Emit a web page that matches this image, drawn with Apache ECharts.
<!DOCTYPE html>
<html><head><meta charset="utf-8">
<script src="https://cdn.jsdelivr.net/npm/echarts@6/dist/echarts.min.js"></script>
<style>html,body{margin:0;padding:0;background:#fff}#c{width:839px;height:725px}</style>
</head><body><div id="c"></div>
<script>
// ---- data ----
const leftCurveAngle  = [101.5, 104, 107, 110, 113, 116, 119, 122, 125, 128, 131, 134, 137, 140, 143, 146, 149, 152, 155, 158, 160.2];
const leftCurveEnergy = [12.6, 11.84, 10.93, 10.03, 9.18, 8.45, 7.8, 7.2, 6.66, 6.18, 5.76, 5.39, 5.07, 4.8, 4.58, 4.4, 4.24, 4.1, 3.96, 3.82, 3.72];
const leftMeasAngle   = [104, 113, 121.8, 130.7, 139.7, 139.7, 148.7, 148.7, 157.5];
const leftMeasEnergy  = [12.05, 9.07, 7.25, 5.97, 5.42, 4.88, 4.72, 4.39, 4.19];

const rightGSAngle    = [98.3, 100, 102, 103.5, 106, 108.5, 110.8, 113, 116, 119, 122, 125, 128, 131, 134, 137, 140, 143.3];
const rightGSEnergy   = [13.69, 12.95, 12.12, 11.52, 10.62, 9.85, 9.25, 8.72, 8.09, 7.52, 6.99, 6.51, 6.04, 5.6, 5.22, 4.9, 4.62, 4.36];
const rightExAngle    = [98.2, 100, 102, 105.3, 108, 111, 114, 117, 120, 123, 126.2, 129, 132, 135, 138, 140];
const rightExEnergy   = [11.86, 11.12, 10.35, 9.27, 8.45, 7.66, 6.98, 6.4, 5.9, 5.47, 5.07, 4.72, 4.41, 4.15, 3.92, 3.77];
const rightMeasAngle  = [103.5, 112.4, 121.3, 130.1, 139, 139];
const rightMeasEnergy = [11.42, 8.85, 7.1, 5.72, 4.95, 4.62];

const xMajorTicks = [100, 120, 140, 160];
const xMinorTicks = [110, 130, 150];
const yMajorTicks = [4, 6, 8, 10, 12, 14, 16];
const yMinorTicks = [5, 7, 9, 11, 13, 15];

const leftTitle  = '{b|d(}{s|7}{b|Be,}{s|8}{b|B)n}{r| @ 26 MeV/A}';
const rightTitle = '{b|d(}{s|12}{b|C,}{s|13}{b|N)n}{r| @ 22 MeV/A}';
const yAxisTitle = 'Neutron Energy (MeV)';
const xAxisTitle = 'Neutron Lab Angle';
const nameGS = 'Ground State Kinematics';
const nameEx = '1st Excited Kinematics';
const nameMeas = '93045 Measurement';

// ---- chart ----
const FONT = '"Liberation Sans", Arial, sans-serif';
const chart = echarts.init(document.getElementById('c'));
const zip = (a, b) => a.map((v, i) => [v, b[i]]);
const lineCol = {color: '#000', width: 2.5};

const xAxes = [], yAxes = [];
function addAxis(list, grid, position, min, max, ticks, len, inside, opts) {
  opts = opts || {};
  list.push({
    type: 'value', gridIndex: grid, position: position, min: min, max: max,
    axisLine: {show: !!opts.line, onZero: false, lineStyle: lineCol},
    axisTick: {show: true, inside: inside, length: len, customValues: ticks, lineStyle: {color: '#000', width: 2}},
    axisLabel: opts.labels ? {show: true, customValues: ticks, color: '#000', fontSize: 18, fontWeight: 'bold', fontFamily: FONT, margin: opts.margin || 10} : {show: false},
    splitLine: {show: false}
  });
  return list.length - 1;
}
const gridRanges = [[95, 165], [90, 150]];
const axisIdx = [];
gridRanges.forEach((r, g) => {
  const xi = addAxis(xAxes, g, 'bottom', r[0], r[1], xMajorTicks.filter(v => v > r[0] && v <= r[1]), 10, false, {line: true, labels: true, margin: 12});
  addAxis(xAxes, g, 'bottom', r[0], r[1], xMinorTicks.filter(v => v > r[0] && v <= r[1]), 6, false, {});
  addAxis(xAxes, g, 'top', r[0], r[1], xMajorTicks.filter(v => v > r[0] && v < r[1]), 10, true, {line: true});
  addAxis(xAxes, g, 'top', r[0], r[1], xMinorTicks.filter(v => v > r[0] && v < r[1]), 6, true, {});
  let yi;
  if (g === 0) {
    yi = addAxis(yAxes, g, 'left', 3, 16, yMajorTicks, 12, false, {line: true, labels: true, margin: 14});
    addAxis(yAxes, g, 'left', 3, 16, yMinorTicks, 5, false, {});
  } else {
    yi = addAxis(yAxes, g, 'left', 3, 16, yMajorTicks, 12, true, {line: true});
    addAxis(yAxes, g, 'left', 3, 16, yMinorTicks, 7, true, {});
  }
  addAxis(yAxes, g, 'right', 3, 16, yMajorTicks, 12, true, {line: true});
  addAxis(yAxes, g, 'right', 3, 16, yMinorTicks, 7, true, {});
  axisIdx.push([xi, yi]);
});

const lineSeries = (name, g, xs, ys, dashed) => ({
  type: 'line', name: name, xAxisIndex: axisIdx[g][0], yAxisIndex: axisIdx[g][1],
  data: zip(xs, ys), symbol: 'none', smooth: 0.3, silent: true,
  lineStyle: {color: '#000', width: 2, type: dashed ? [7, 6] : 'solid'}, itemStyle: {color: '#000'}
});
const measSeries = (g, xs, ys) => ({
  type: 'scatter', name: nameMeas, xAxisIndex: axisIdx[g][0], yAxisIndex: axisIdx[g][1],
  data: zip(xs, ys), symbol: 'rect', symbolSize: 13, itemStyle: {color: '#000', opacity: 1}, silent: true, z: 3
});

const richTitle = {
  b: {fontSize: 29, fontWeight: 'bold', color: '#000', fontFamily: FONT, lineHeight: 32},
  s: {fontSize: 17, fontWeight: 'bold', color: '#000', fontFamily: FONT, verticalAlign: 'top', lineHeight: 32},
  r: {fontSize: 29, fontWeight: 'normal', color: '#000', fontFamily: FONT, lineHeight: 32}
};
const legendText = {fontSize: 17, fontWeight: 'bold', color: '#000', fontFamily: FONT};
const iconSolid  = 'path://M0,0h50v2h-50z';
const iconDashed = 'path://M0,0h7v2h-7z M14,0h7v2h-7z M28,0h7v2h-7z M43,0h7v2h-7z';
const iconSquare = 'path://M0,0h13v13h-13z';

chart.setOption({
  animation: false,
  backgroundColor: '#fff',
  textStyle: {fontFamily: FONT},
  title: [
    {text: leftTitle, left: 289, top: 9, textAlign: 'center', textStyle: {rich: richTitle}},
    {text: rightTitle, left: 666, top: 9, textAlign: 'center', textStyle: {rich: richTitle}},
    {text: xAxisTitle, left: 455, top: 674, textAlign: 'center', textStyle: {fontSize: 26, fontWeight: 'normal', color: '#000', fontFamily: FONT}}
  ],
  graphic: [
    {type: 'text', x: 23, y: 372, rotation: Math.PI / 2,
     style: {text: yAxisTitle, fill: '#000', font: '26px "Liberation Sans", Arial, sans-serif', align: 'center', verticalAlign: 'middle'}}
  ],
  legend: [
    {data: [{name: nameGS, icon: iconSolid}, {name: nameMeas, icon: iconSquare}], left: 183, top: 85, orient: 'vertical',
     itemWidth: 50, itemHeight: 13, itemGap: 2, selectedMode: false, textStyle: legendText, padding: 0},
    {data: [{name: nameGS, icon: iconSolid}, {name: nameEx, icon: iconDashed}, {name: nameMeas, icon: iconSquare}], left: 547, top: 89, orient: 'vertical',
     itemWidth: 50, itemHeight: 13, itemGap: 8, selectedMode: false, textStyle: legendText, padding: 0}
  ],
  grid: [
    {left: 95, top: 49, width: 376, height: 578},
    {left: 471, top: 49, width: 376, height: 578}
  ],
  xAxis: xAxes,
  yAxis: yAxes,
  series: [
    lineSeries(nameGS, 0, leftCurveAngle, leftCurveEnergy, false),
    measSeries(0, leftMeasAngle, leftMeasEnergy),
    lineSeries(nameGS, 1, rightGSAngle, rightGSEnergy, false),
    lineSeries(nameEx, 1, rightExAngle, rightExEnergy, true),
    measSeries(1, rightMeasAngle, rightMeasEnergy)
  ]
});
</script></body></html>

--

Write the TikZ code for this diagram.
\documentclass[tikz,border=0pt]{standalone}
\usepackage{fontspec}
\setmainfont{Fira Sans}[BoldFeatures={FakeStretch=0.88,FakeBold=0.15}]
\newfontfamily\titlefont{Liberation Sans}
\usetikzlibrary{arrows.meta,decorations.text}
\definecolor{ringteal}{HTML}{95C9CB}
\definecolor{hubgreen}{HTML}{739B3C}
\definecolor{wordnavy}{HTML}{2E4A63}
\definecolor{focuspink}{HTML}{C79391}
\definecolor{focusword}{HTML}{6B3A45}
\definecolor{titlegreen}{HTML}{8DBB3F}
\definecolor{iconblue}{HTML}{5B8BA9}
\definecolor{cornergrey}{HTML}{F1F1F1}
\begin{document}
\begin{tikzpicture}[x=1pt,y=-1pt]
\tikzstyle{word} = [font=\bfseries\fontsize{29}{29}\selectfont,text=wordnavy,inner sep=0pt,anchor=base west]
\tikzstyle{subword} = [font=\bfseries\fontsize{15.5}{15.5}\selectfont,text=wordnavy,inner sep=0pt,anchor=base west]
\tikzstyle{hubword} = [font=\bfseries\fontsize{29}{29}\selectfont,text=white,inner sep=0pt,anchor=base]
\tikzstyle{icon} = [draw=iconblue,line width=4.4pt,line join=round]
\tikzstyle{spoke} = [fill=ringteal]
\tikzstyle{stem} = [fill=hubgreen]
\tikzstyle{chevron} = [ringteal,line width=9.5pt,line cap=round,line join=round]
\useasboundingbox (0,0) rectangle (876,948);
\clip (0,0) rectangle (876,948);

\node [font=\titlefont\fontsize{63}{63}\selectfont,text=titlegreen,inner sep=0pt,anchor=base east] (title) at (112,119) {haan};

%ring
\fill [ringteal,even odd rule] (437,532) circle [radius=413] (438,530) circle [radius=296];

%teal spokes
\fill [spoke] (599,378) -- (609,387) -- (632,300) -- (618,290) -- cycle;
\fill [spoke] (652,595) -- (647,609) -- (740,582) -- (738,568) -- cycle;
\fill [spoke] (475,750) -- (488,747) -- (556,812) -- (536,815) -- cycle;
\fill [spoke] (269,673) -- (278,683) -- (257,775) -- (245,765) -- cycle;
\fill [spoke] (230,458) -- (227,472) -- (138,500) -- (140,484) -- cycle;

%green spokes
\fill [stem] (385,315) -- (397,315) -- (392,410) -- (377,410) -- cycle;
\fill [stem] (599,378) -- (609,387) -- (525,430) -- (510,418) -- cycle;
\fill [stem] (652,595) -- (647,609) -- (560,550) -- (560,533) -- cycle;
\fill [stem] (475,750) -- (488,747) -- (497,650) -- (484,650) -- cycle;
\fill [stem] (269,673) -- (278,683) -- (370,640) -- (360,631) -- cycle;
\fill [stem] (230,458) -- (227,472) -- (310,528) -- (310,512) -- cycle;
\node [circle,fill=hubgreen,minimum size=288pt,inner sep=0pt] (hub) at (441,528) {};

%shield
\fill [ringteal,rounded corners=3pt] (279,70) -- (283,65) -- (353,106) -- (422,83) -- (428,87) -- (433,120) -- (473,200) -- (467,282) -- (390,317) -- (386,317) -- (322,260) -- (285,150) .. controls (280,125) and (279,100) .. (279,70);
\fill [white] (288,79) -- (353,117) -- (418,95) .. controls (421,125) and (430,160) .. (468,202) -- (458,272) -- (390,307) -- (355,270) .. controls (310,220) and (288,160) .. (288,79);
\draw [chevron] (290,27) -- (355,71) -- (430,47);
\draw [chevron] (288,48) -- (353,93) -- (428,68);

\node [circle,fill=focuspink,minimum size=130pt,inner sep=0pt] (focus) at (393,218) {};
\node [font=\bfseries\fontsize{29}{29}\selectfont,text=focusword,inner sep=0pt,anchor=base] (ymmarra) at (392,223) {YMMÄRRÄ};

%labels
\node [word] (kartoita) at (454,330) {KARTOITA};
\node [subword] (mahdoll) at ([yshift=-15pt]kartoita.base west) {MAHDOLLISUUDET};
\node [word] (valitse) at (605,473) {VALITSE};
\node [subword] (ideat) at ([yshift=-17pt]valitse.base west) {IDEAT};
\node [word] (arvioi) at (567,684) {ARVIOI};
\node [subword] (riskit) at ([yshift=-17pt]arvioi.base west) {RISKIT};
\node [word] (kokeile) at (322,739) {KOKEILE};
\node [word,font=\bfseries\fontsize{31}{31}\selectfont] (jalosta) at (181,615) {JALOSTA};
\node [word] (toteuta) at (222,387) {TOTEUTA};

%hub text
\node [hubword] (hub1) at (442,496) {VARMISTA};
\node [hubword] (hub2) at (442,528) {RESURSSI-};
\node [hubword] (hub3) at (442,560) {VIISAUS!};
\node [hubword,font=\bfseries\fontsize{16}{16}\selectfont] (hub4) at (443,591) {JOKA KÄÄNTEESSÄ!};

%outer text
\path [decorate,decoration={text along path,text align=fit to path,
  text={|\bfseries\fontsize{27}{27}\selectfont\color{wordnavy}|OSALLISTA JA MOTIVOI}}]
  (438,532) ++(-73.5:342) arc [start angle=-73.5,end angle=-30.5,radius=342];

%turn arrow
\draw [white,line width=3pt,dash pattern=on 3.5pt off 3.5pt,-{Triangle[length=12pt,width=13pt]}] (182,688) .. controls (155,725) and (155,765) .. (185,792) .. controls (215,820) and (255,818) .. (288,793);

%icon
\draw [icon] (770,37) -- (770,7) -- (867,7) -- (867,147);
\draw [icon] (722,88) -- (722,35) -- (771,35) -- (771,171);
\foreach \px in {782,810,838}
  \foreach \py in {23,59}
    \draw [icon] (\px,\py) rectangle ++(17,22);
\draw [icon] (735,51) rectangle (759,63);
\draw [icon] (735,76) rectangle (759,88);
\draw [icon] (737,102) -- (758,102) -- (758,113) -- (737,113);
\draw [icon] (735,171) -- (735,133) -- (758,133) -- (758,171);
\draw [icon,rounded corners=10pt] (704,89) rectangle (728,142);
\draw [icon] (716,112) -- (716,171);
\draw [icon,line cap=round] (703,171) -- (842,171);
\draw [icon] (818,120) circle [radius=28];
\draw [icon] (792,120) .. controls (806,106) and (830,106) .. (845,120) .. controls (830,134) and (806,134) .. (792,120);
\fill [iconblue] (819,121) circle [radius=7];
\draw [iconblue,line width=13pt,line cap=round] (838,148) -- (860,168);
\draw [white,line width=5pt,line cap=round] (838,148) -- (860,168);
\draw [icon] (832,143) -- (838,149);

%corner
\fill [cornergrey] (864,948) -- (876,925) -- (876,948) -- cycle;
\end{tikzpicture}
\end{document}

_Task instructions_
Using the data above, extract exactly the lines from the one that holds "Emit a web page" to the one that holds "4.72, 4.39, 4.19];", both ends included, and no others.

_Reply_
Emit a web page that matches this image, drawn with Apache ECharts.
<!DOCTYPE html>
<html><head><meta charset="utf-8">
<script src="https://cdn.jsdelivr.net/npm/echarts@6/dist/echarts.min.js"></script>
<style>html,body{margin:0;padding:0;background:#fff}#c{width:839px;height:725px}</style>
</head><body><div id="c"></div>
<script>
// ---- data ----
const leftCurveAngle  = [101.5, 104, 107, 110, 113, 116, 119, 122, 125, 128, 131, 134, 137, 140, 143, 146, 149, 152, 155, 158, 160.2];
const leftCurveEnergy = [12.6, 11.84, 10.93, 10.03, 9.18, 8.45, 7.8, 7.2, 6.66, 6.18, 5.76, 5.39, 5.07, 4.8, 4.58, 4.4, 4.24, 4.1, 3.96, 3.82, 3.72];
const leftMeasAngle   = [104, 113, 121.8, 130.7, 139.7, 139.7, 148.7, 148.7, 157.5];
const leftMeasEnergy  = [12.05, 9.07, 7.25, 5.97, 5.42, 4.88, 4.72, 4.39, 4.19];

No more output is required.